WORK REQUIRED -> Quote each line of the material verbatim, without the pictures.

DATA EXCERPT ->
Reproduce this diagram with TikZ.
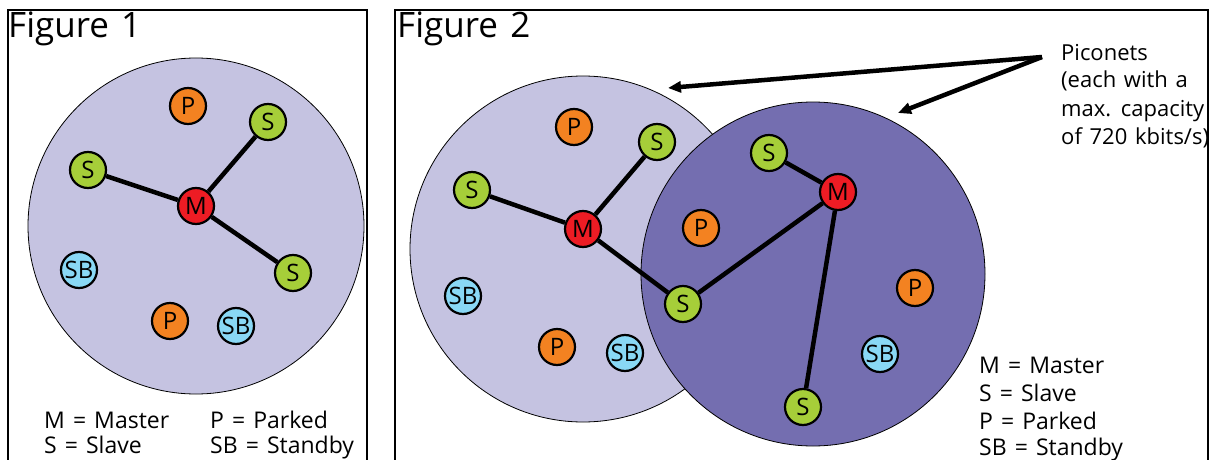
\documentclass[tikz,border=0pt]{standalone}
\usepackage{fontspec}
\setmainfont{Open Sans}[WordSpace=1.35]
\usetikzlibrary{arrows.meta}
\definecolor{lightnet}{RGB}{197,195,225}
\definecolor{darknet}{RGB}{116,110,176}
\definecolor{mred}{RGB}{237,28,36}
\definecolor{mgreen}{RGB}{166,206,57}
\definecolor{morange}{RGB}{243,130,33}
\definecolor{msky}{RGB}{137,216,245}
\pgfdeclarelayer{netlayer}
\pgfdeclarelayer{linklayer}
\pgfsetlayers{netlayer,linklayer,main}
\begin{document}
\begin{tikzpicture}[x=1pt,y=-1pt,
  dev/.style={circle,draw=black,line width=2.2pt,minimum size=36pt,inner sep=0pt,font=\fontsize{24}{24}\selectfont},
  master/.style={dev,fill=mred},
  slave/.style={dev,fill=mgreen},
  parked/.style={dev,fill=morange},
  standby/.style={dev,fill=msky},
  link/.style={line width=4.5pt},
  piconet/.style={draw=black,line width=0.8pt},
  framebox/.style={draw=black,line width=2.5pt},
  title/.style={anchor=base west,inner sep=0pt,font=\fontsize{35}{35}\selectfont},
  legend/.style={anchor=base west,inner sep=0pt,font=\fontsize{23}{23}\selectfont},
  note/.style={anchor=base west,inner sep=0pt,font=\fontsize{22}{22}\selectfont},
  pointer/.style={line width=4.5pt,-{Triangle[length=13pt,width=11pt]}}
]
\useasboundingbox (0,0) rectangle (1210,460);
\clip (0,0) rectangle (1210,460);

% ---------- nodes ----------
% Figure 1
\node[master] (a-m) at (196,206) {M};
\node[parked] (a-p1) at (188,106) {P};
\node[slave] (a-s1) at (268,122) {S};
\node[slave] (a-s2) at (88,170) {S};
\node[slave] (a-s3) at (293,273) {S};
\node[standby] (a-sb1) at (79,270) {SB};
\node[parked] (a-p2) at (170,321) {P};
\node[standby] (a-sb2) at (236,326) {SB};
% Figure 2, left piconet
\node[master] (b-m) at (583,229) {M};
\node[slave] (b-s1) at (472,190) {S};
\node[slave] (b-s2) at (657,142) {S};
\node[slave] (b-s3) at (683,304) {S};
\node[parked] (b-p1) at (574,127) {P};
\node[standby] (b-sb1) at (463,296) {SB};
\node[parked] (b-p2) at (557,347) {P};
\node[standby] (b-sb2) at (625,353) {SB};
% Figure 2, right piconet
\node[master] (c-m) at (838,192) {M};
\node[slave] (c-s1) at (769,153) {S};
\node[slave] (c-s2) at (803,407) {S};
\node[parked] (c-p1) at (701,228) {P};
\node[parked] (c-p2) at (915,288) {P};
\node[standby] (c-sb) at (880,354) {SB};

% ---------- frames, piconets ----------
\begin{pgfonlayer}{netlayer}
\draw[framebox] (8,10) rectangle (367,480);
\draw[framebox] (395,10) rectangle (1208,480);
\draw[piconet,fill=lightnet] (196,226) circle[radius=168];
\draw[piconet,fill=lightnet] (583,249) circle[radius=173];
\draw[piconet,fill=darknet] (813,274) circle[radius=172];
\end{pgfonlayer}

% ---------- links ----------
\begin{pgfonlayer}{linklayer}
\draw[link] (a-m) -- (a-s1);
\draw[link] (a-m) -- (a-s2);
\draw[link] (a-m) -- (a-s3);
\draw[link] (b-m) -- (b-s1);
\draw[link] (b-m) -- (b-s2);
\draw[link] (b-m) -- (b-s3);
\draw[link] (b-s3) -- (c-m);
\draw[link] (c-m) -- (c-s1);
\draw[link] (c-m) -- (c-s2);
\end{pgfonlayer}

% ---------- texts ----------
\node[title] (t1) at (8,38) {Figure 1};
\node[title] (t2) at (397,38) {Figure 2};

\node[legend] (l1a) at (44,428) {M = Master};
\node[legend] (l1b) at (44,453) {S = Slave};
\node[legend] (l1c) at (210,428) {P = Parked};
\node[legend] (l1d) at (210,453) {SB = Standby};

\node[note] (pc1) at (1061,60) {Piconets};
\node[note] (pc2) at (1061,88) {(each with a};
\node[note] (pc3) at (1061,116) {max. capacity};
\node[note] (pc4) at (1061,144) {of 720 kbits/s)};

\node[legend] (l2a) at (979,373) {M = Master};
\node[legend] (l2b) at (979,401) {S = Slave};
\node[legend] (l2c) at (979,429) {P = Parked};
\node[legend] (l2d) at (979,455) {SB = Standby};

% ---------- pointer ----------
\coordinate (apex) at (1042,57);
\coordinate (tip1) at (668,88);
\coordinate (tip2) at (898,113);
\draw[pointer] (apex) -- (tip1);
\draw[pointer] (apex) -- (tip2);
\end{tikzpicture}
\end{document}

TASK ANSWER ->
Reproduce this diagram with TikZ.
\documentclass[tikz,border=0pt]{standalone}
\usepackage{fontspec}
\setmainfont{Open Sans}[WordSpace=1.35]
\usetikzlibrary{arrows.meta}
\definecolor{lightnet}{RGB}{197,195,225}
\definecolor{darknet}{RGB}{116,110,176}
\definecolor{mred}{RGB}{237,28,36}
\definecolor{mgreen}{RGB}{166,206,57}
\definecolor{morange}{RGB}{243,130,33}
\definecolor{msky}{RGB}{137,216,245}
\pgfdeclarelayer{netlayer}
\pgfdeclarelayer{linklayer}
\pgfsetlayers{netlayer,linklayer,main}
\begin{document}
\begin{tikzpicture}[x=1pt,y=-1pt,
  dev/.style={circle,draw=black,line width=2.2pt,minimum size=36pt,inner sep=0pt,font=\fontsize{24}{24}\selectfont},
  master/.style={dev,fill=mred},
  slave/.style={dev,fill=mgreen},
  parked/.style={dev,fill=morange},
  standby/.style={dev,fill=msky},
  link/.style={line width=4.5pt},
  piconet/.style={draw=black,line width=0.8pt},
  framebox/.style={draw=black,line width=2.5pt},
  title/.style={anchor=base west,inner sep=0pt,font=\fontsize{35}{35}\selectfont},
  legend/.style={anchor=base west,inner sep=0pt,font=\fontsize{23}{23}\selectfont},
  note/.style={anchor=base west,inner sep=0pt,font=\fontsize{22}{22}\selectfont},
  pointer/.style={line width=4.5pt,-{Triangle[length=13pt,width=11pt]}}
]
\useasboundingbox (0,0) rectangle (1210,460);
\clip (0,0) rectangle (1210,460);

% ---------- nodes ----------
% Figure 1
\node[master] (a-m) at (196,206) {M};
\node[parked] (a-p1) at (188,106) {P};
\node[slave] (a-s1) at (268,122) {S};
\node[slave] (a-s2) at (88,170) {S};
\node[slave] (a-s3) at (293,273) {S};
\node[standby] (a-sb1) at (79,270) {SB};
\node[parked] (a-p2) at (170,321) {P};
\node[standby] (a-sb2) at (236,326) {SB};
% Figure 2, left piconet
\node[master] (b-m) at (583,229) {M};
\node[slave] (b-s1) at (472,190) {S};
\node[slave] (b-s2) at (657,142) {S};
\node[slave] (b-s3) at (683,304) {S};
\node[parked] (b-p1) at (574,127) {P};
\node[standby] (b-sb1) at (463,296) {SB};
\node[parked] (b-p2) at (557,347) {P};
\node[standby] (b-sb2) at (625,353) {SB};
% Figure 2, right piconet
\node[master] (c-m) at (838,192) {M};
\node[slave] (c-s1) at (769,153) {S};
\node[slave] (c-s2) at (803,407) {S};
\node[parked] (c-p1) at (701,228) {P};
\node[parked] (c-p2) at (915,288) {P};
\node[standby] (c-sb) at (880,354) {SB};

% ---------- frames, piconets ----------
\begin{pgfonlayer}{netlayer}
\draw[framebox] (8,10) rectangle (367,480);
\draw[framebox] (395,10) rectangle (1208,480);
\draw[piconet,fill=lightnet] (196,226) circle[radius=168];
\draw[piconet,fill=lightnet] (583,249) circle[radius=173];
\draw[piconet,fill=darknet] (813,274) circle[radius=172];
\end{pgfonlayer}

% ---------- links ----------
\begin{pgfonlayer}{linklayer}
\draw[link] (a-m) -- (a-s1);
\draw[link] (a-m) -- (a-s2);
\draw[link] (a-m) -- (a-s3);
\draw[link] (b-m) -- (b-s1);
\draw[link] (b-m) -- (b-s2);
\draw[link] (b-m) -- (b-s3);
\draw[link] (b-s3) -- (c-m);
\draw[link] (c-m) -- (c-s1);
\draw[link] (c-m) -- (c-s2);
\end{pgfonlayer}

% ---------- texts ----------
\node[title] (t1) at (8,38) {Figure 1};
\node[title] (t2) at (397,38) {Figure 2};

\node[legend] (l1a) at (44,428) {M = Master};
\node[legend] (l1b) at (44,453) {S = Slave};
\node[legend] (l1c) at (210,428) {P = Parked};
\node[legend] (l1d) at (210,453) {SB = Standby};

\node[note] (pc1) at (1061,60) {Piconets};
\node[note] (pc2) at (1061,88) {(each with a};
\node[note] (pc3) at (1061,116) {max. capacity};
\node[note] (pc4) at (1061,144) {of 720 kbits/s)};

\node[legend] (l2a) at (979,373) {M = Master};
\node[legend] (l2b) at (979,401) {S = Slave};
\node[legend] (l2c) at (979,429) {P = Parked};
\node[legend] (l2d) at (979,455) {SB = Standby};

% ---------- pointer ----------
\coordinate (apex) at (1042,57);
\coordinate (tip1) at (668,88);
\coordinate (tip2) at (898,113);
\draw[pointer] (apex) -- (tip1);
\draw[pointer] (apex) -- (tip2);
\end{tikzpicture}
\end{document}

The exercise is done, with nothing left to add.